Author: PERSIO HENRIQUE BARROSO
Abstract:
This paper deals with popular participation in the constituent process carried out between February 1987 and October 1988, and also assesses whether or not such participation continued in the sequence of Brazilian political history, focusing on the implementation of the constitutional norms resulting from that political battle. To this end, it begins by conducting a retrospective analysis of the State and Law in Modernity, contextualizing the emergence of new social movements as agents of a new citizenship, which seeks to redefine the concepts of democracy and law based on its own experiences and needs, as a consequence of the crisis of legitimacy of the traditional political-legal model, using participation (far beyond the act of voting) and the practices of informal law as powerful instruments of pressure.

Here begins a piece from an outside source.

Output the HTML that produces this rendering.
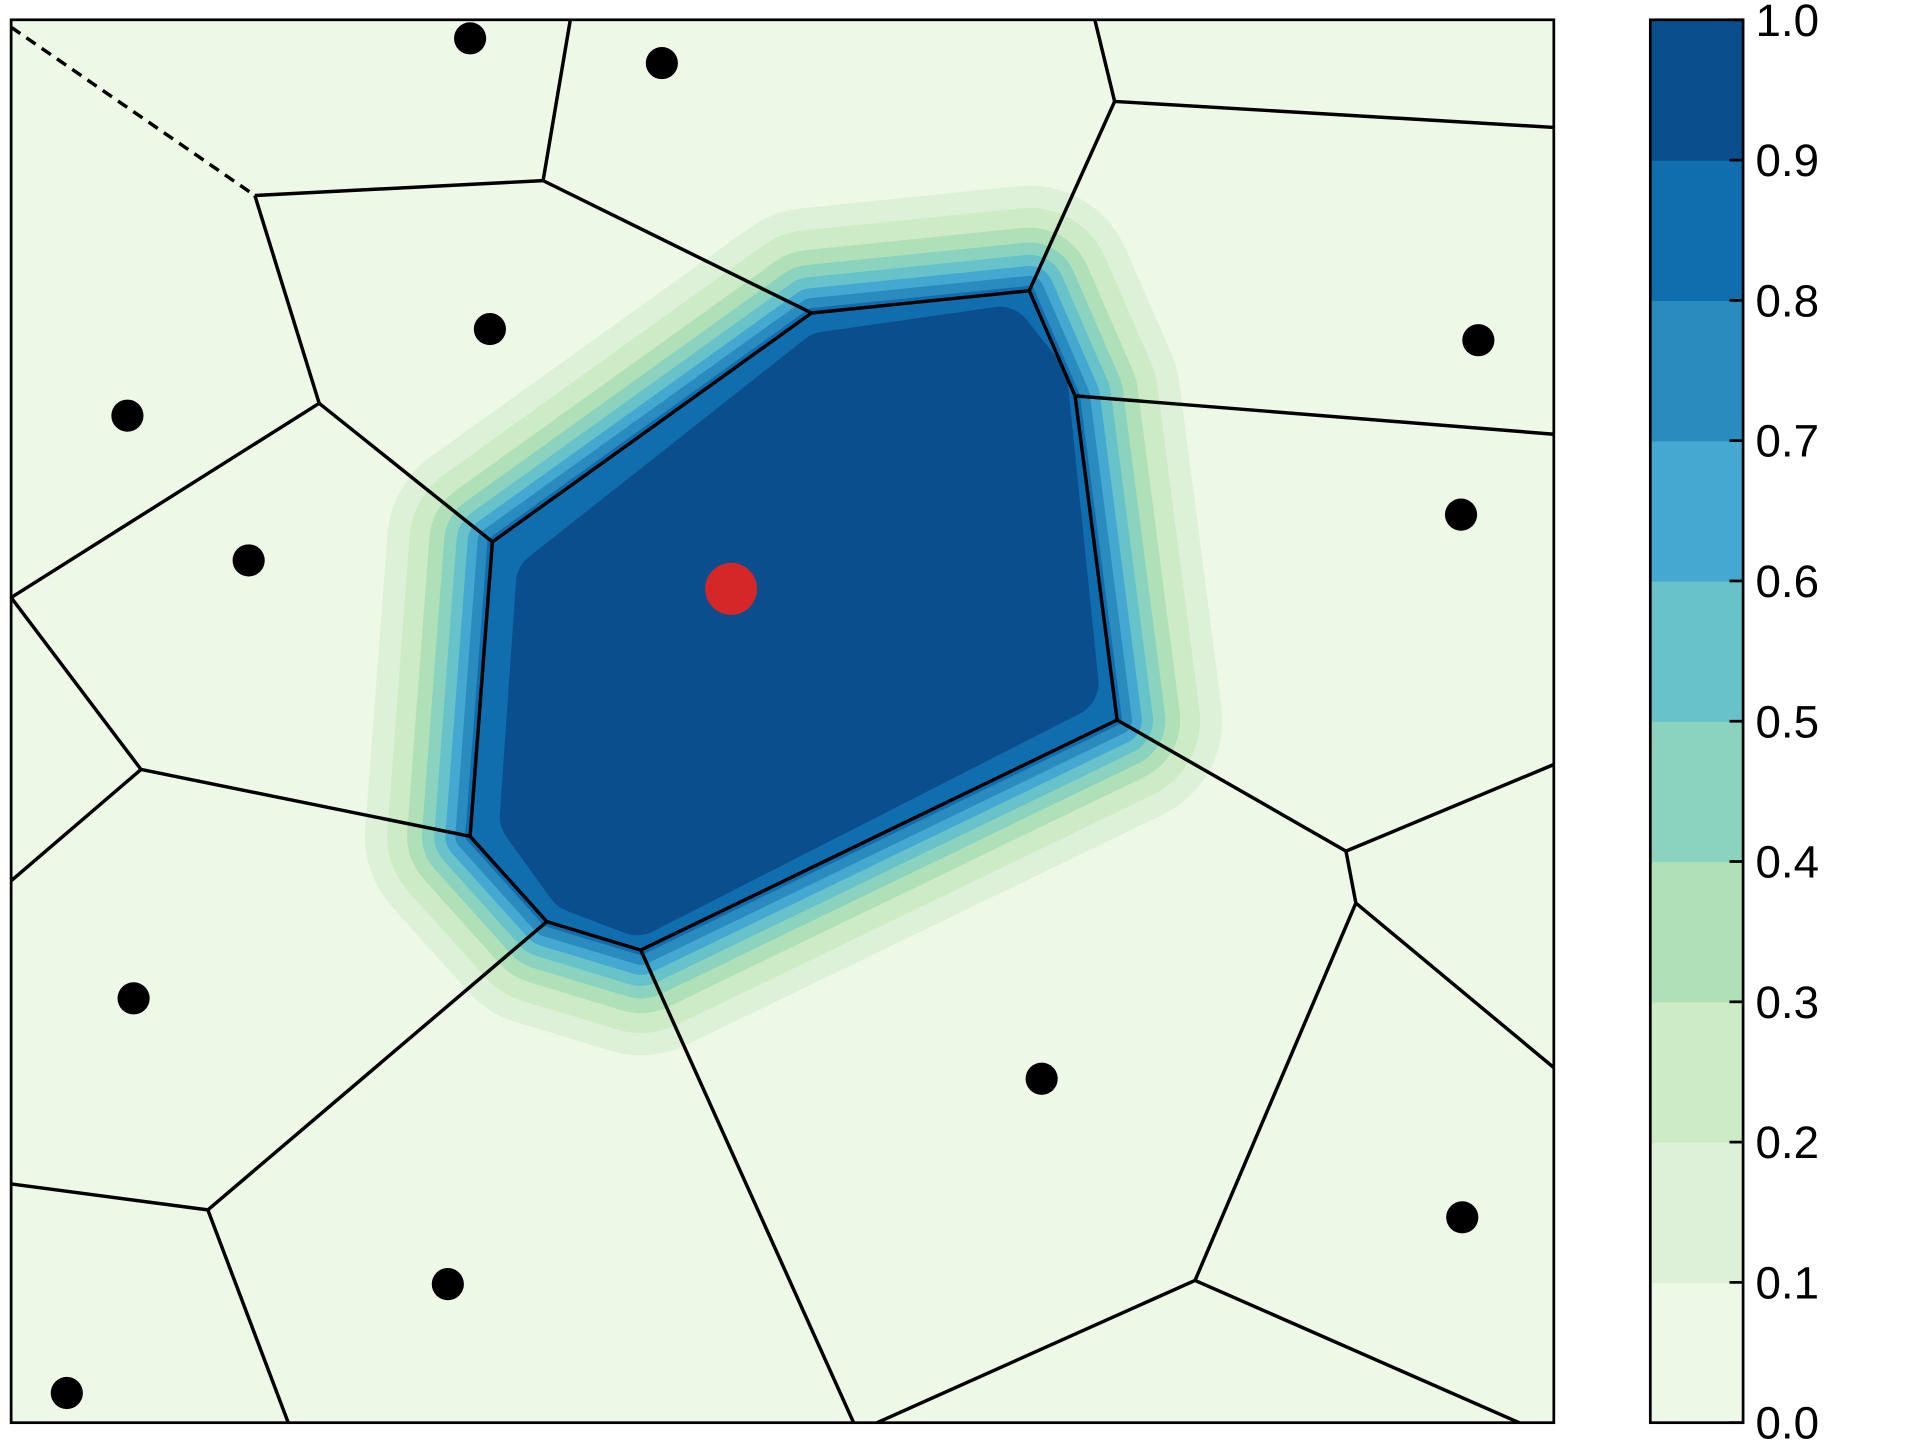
<!DOCTYPE html>
<html><head><meta charset="utf-8"><style>html,body{margin:0;padding:0;background:#fff}svg{display:block}</style></head>
<body>
<svg id="chart" width="1920" height="1440" viewBox="0 0 1552 1164" preserveAspectRatio="none" xmlns="http://www.w3.org/2000/svg" font-family="Liberation Sans, sans-serif">
<defs><clipPath id="clip"><rect x="9" y="16" width="1247" height="1134"/></clipPath></defs>
<rect x="9" y="16" width="1247" height="1134" fill="#eef8e7"/>
<g id="contours" clip-path="url(#clip)"></g>
<g id="edges" clip-path="url(#clip)"></g>
<g id="points"></g>
<rect x="9" y="16" width="1247" height="1134" fill="none" stroke="#000" stroke-width="2.2"/>
<g id="colorbar"></g>
</svg>
<script>
const levels=[0,0.1,0.2,0.3,0.4,0.5,0.6,0.7,0.8,0.9,1.0];
const levelColors=["#eef8e7","#ddf1d8","#cdebc5","#b0e0b7","#8bd3bf","#68c2ca","#45a8d0","#2a8bbf","#116eae","#0a4e8e"];
const bandOffsets=[85,67,51,39,29,20,12,4];
const cellPoly=[[398,438],[656,253],[832,235],[869,320],[903,582],[518,768],[442,745],[380,676]];
const innerPoly=[[445,472],[668,296],[808,276],[835,310],[860,552],[515,728],[468,710],[432,660]];
const sites=[[380,31],[535,51],[396,266],[103,336],[201,453],[1195,275],[1181,416],[108,807],[842,872],[1182,984],[362,1038],[54,1126]];
const target=[591,476];
const edges=[[439,146,206,158],[439,146,461,16],[439,146,656,253],[206,158,258,326],[258,326,9,483],[258,326,398,438],[398,438,656,253],[656,253,832,235],[832,235,901,82],[901,82,885,16],[901,82,1256,103],[832,235,869,320],[869,320,1256,351],[869,320,903,582],[903,582,1088,688],[1088,688,1256,618],[1088,688,1096,730],[1096,730,1256,863],[1096,730,966,1035],[966,1035,709,1150],[966,1035,1228,1150],[903,582,518,768],[518,768,690,1150],[518,768,442,745],[442,745,168,978],[168,978,9,957],[168,978,233,1150],[442,745,380,676],[380,676,398,438],[380,676,114,622],[114,622,9,483],[114,622,9,712]];
const dashedEdges=[[9,22,206,158]];
const NS="http://www.w3.org/2000/svg";
function mk(t,a,p){const e=document.createElementNS(NS,t);for(const k in a)e.setAttribute(k,a[k]);p.appendChild(e);return e;}
const pts=p=>p.map(q=>q.join(",")).join(" ");
const cg=document.getElementById("contours");
bandOffsets.forEach((d,i)=>{
  const e=mk("polygon",{points:pts(cellPoly),fill:levelColors[i+1],stroke:levelColors[i+1],"stroke-width":2*d,"stroke-linejoin":"round"},cg);
  
  
});
const inner=mk("polygon",{points:pts(innerPoly),fill:levelColors[9],stroke:levelColors[9],"stroke-width":56,"stroke-linejoin":"round"},cg);


const eg=document.getElementById("edges");
edges.forEach(s=>{
  const e=mk("line",{x1:s[0],y1:s[1],x2:s[2],y2:s[3],stroke:"#000","stroke-width":2.8},eg);
  
  
});
dashedEdges.forEach(s=>{
  const e=mk("line",{x1:s[0],y1:s[1],x2:s[2],y2:s[3],stroke:"#000","stroke-width":2.8,"stroke-dasharray":"9,6"},eg);
  
  
});
const pg=document.getElementById("points");
sites.forEach(s=>{
  const e=mk("circle",{cx:s[0],cy:s[1],r:13,fill:"#000"},pg);
  
  
});
const tp=mk("circle",{cx:target[0],cy:target[1],r:21,fill:"#d62728"},pg);


const cb=document.getElementById("colorbar");
const cx=1334,cw=75,cy0=1150,cy1=16;
const cy=v=>cy0+(cy1-cy0)*v;
for(let i=0;i<10;i++){
  const e=mk("rect",{x:cx,y:cy(levels[i+1]),width:cw,height:cy(levels[i])-cy(levels[i+1])+0.5,fill:levelColors[i]},cb);
  
  
}
const fr=mk("rect",{x:cx,y:cy1,width:cw,height:cy0-cy1,fill:"none",stroke:"#000","stroke-width":2.2},cb);


levels.forEach(v=>{
  const y=cy(v);
  const t=mk("line",{x1:cx+cw-11,y1:y,x2:cx+cw,y2:y,stroke:"#000","stroke-width":2.2},cb);
  
  
  const l=mk("text",{x:1419,y:y+13,"font-size":37,fill:"#000"},cb);
  l.textContent=v.toFixed(1);
  
  
});
</script>
</body></html>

In this sense, the constituent moment is extremely rich in verifying the action of new social movements as pressure groups, gaining space in the institutional scenario, institutionalizing, in the new established order, many of their interests and aspirations. Although the Constitution as a whole represents not only these aspirations, but also other opposing ones, and for this very reason, it can be said that it reflects the entire heterogeneity of Brazilian society. However, the formal achievement does not guarantee the actual implementation of the new rights. Hence, it is essential to evaluate the continuity of the popular mobilization in favor of the implementation of the Constitution and the judicial interpretation undertaken, especially by the Supreme Federal Court, the “guardian of the Constitution”, in order to arrive at an answer to the purpose raised in this research.